The first quarter, which ended March 31, marks the last period before the telecommunications giant Rogers combines with Shaw, which it purchased in March 2021 for $26 billion.
The two companies got final government approval for the deal to move forward earlier this month after agreeing to several terms including selling Shaw’s wireless business, Freedom Mobile, to Quebec-based Videotron.
In the three weeks since the transaction was closed, Staffieri said he’s been focused on delivering $1 billion in synergies over the next two years, increasing capital investments and driving more competition and choice for customers, especially those in Western Canada.
“Through these investments, we will connect more rural, remote and Indigenous communities and we will connect more low-income Canadians,” Staffieri said.
“These investments will also help the economy, creating thousands of jobs.

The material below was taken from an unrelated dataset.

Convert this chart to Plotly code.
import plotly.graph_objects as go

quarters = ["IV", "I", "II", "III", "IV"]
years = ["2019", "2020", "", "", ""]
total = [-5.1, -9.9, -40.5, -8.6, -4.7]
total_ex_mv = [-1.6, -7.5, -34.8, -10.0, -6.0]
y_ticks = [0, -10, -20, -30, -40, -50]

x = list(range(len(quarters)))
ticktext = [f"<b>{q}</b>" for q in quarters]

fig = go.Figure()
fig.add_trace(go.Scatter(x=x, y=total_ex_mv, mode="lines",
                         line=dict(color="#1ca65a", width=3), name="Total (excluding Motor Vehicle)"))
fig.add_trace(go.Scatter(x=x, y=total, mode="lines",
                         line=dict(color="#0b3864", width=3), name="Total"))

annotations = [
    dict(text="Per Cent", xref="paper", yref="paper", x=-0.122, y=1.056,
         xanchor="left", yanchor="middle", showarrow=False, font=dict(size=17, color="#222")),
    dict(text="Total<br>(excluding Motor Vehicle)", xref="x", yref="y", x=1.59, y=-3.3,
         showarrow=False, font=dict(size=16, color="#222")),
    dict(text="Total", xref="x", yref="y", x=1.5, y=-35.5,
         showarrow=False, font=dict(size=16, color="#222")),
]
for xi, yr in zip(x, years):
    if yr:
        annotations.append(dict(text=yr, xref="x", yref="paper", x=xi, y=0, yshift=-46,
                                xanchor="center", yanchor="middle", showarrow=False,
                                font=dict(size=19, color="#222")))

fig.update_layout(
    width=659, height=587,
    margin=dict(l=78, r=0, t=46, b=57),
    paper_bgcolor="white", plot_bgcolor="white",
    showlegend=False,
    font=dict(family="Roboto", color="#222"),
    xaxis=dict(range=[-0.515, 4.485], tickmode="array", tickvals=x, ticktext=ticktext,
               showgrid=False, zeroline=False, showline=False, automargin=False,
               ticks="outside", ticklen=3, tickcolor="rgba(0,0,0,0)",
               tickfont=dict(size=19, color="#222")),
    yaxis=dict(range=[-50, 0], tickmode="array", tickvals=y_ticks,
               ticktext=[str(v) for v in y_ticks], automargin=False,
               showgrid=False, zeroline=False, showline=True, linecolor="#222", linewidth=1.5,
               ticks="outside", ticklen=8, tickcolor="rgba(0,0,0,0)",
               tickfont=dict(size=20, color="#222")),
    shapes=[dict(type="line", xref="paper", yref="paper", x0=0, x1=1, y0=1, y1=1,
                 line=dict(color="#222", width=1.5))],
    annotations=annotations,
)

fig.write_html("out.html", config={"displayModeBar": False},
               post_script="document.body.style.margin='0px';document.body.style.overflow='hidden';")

Over the next 24 months, we will integrate the two companies and bring more competition, more choice and more value to Canadians.”

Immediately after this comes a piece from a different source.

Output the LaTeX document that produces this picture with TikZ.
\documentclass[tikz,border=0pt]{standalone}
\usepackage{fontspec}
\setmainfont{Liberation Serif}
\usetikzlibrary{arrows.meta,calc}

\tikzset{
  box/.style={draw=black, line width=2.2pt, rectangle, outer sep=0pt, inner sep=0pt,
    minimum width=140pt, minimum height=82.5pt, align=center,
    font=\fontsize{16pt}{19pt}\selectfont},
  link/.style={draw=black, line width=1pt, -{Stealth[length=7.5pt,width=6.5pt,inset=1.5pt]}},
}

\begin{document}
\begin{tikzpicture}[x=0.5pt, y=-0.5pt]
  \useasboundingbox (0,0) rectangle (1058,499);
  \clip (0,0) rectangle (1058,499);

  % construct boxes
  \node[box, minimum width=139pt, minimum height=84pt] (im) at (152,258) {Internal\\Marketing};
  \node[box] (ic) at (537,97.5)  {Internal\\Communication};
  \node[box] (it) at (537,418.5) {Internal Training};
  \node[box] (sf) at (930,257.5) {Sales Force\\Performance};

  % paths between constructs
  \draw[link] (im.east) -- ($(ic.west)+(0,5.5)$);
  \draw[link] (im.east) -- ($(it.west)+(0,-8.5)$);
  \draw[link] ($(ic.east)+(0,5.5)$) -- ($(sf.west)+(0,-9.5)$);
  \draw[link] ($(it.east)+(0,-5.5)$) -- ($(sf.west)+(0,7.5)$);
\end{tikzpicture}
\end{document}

He added on a call with analysts that he has spent much of the last month in the west, meeting with Rogers staff, customers and local governments and plotting further moves that will integrate Shaw.
He shared in mid-April that Rogers will relocate around 300 Shaw call centre jobs based overseas to B.C., Alberta and Manitoba — part of Rogers’ commitment to have a customer service team completely based in Canada.
As part of a set of conditions Ottawa attached to its approval of the merger with Shaw Communications Inc., Rogers must create 3,000 new jobs in Western Canada and establish a second headquarters in Calgary.
It must also spend $5.5 billion to expand 5G coverage and additional network services, as well as a further $1 billion to connect rural, remote and Indigenous communities.
Videotron was similarly ordered to offer plans that are at least 20 per cent lower than its competitors and spend $150 million over the next two years to upgrade Freedom Mobile’s network.
If Rogers breaches its conditions, it must pay up to $1 billion in damages. Videotron would potentially be subject to $200 million in penalties if it fails to meet its commitments.
Rogers’ work to tie up the Shaw deal and its $511 million profit compared with a net income of $392 million in the same period last year, when the company was still awaiting several approvals for the transaction, including the Competition Bureau, which vigorously fought the merger.
The profit amounted to diluted earnings per share of $1 for the period ended March 31, up from 77 cents during its previous first quarter.
“Despite taking over two years to close, we did not at any time hesitate or step back. This deal made great sense to Rogers in March of 2021 when we announced it and it made even more sense to us in March of 2023 when we finally received approval and shortly thereafter closed,” said Rogers chairman Edward Rogers.
“As a united company, we will become stronger and more formidable against Bell and Telus.”
On an adjusted basis, its net income totalled $553 million, a 20 per cent increase from $462 million during the prior first quarter, while its adjusted diluted earnings per share moved from 91 cents to $1.09 per share.
Analysts on average had expected a profit of $1.45 per share on a non-adjusted basis and $1.01 on an adjusted basis, according to estimates compiled by financial markets data firm Refinitiv.
Revenue for the period ticked up six per cent to $3.8 million in the most recent quarter, up from $3.6 billion in the previous first quarter.
Rogers’ revenue was fuelled by the company adding 95,000 net postpaid mobile phone subscribers, up 44 per cent from 66,000 last year.
Its monthly churn for the category was 0.79 per cent, up from 0.71 per cent during its previous first quarter.
Rogers’ wireless mobile phone average revenue per user was $57.26, one cent higher than the first quarter of the prior year.
This report by The Canadian Press was first published April 26, 2023.
Companies in this story: (TSX:RCI.B, SJR.B)
Note to readers: This is a corrected story. A previous version included incorrect monthly churn rates for this quarter and the previous first quarter.